Unlike their outdoor counterparts, indoor air pollutants are typically odorless and invisible, adding to their lethality. Some common causes of indoor air pollution include:
- Cigarette smoke
- Chemical pollutants from commercially manufactured items
- Mold and mildew
- Gas leaks
- Carbon monoxide
How Can You Improve Indoor Air Quality?
1. Practice Proper Ventilation
As simplistic as it may sound, opening your windows and keeping air vents unblocked is perhaps the easiest and most affordable way of improving your home’s indoor air quality. Perform a quick scan of your living space and remove any items, e.g., furniture that may be preventing optimal air circulation.
2. Clean And Change the HVAC Filters
Air-conditioning systems not only regulate your home’s temperature throughout the year but also filter out some air pollutants. Electrostatic filters are excellent at trapping airborne irritants, including dust that may have otherwise circulated through your home. However, after years of neglect, air filters eventually reach their limit and stop trapping air pollutants.

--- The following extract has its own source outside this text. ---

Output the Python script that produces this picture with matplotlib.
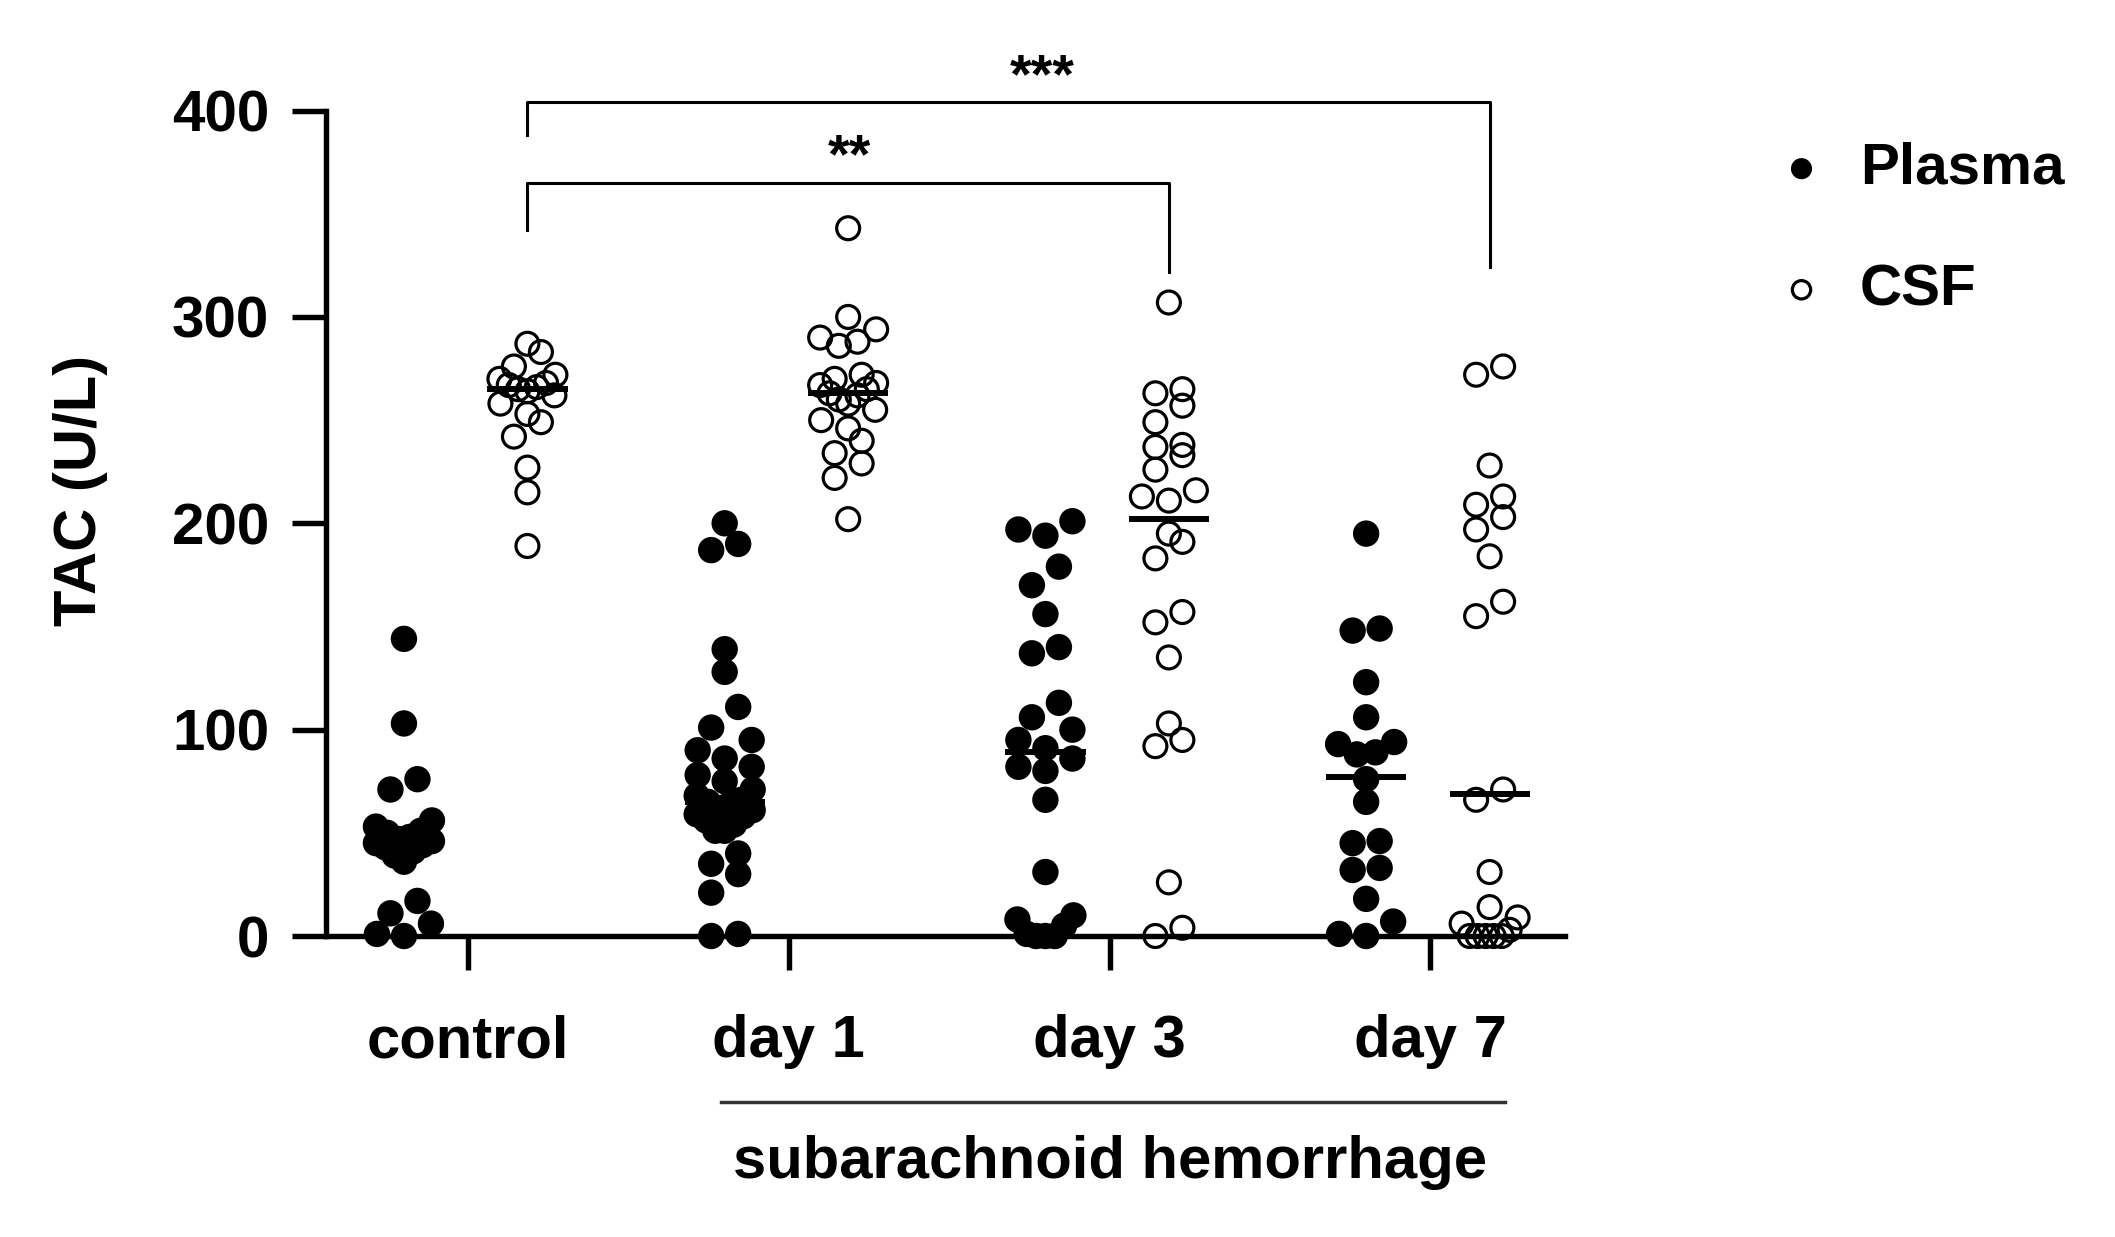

Regularly cleaning and replacing the HVAC filters can improve your home’s air quality, not to mention avoiding costly AC repairs. If changing the HVAC filters is too challenging for you, consider subscribing to an air conditioning service plan that offers regular filter changes.
3. Enforce Strict Bans on Indoor Smoking
Did you know that toxic tobacco particles can remain in the air for up to five hours within an enclosed space? Secondhand cigarette smoke carries at least 4000 chemicals, and recent research has proven that it increases the risk of developing cancer, SIDS (Sudden Infant Death Syndrome), asthma, and other respiratory infections.
Besides banning indoor smoking, avoid burning anything that emits carbon monoxide, especially for recreational purposes. Seemingly innocuous mood setters like candles and incense sticks emit carbon monoxide and fine particles that, needless to say, affect air purity. If you must use candles, opt for natural wax, e.g., beeswax, instead of paraffin wax that typically contains petroleum waste.
4. Keep Humidity to a Minimum
Since mold and dust mites thrive in heat and moisture, maintaining a 30% – 50% humidity level should keep most allergens at bay. While we do recommend investing in a dehumidifier, here are other relatively low-cost ways of reducing indoor moisture:
- Open the windows or turn on the exhaust fan when taking hot showers, cooking, or using the dishwasher.
- Grow plants that absorb humidity, such as Boston ferns.
- Fix any leakages.
Indoor air quality has become a topmost priority over the decades, given the vast amounts of time we spend within the confines of our homes. Maintaining proper indoor air quality is, now more than ever, a necessity rather than an option.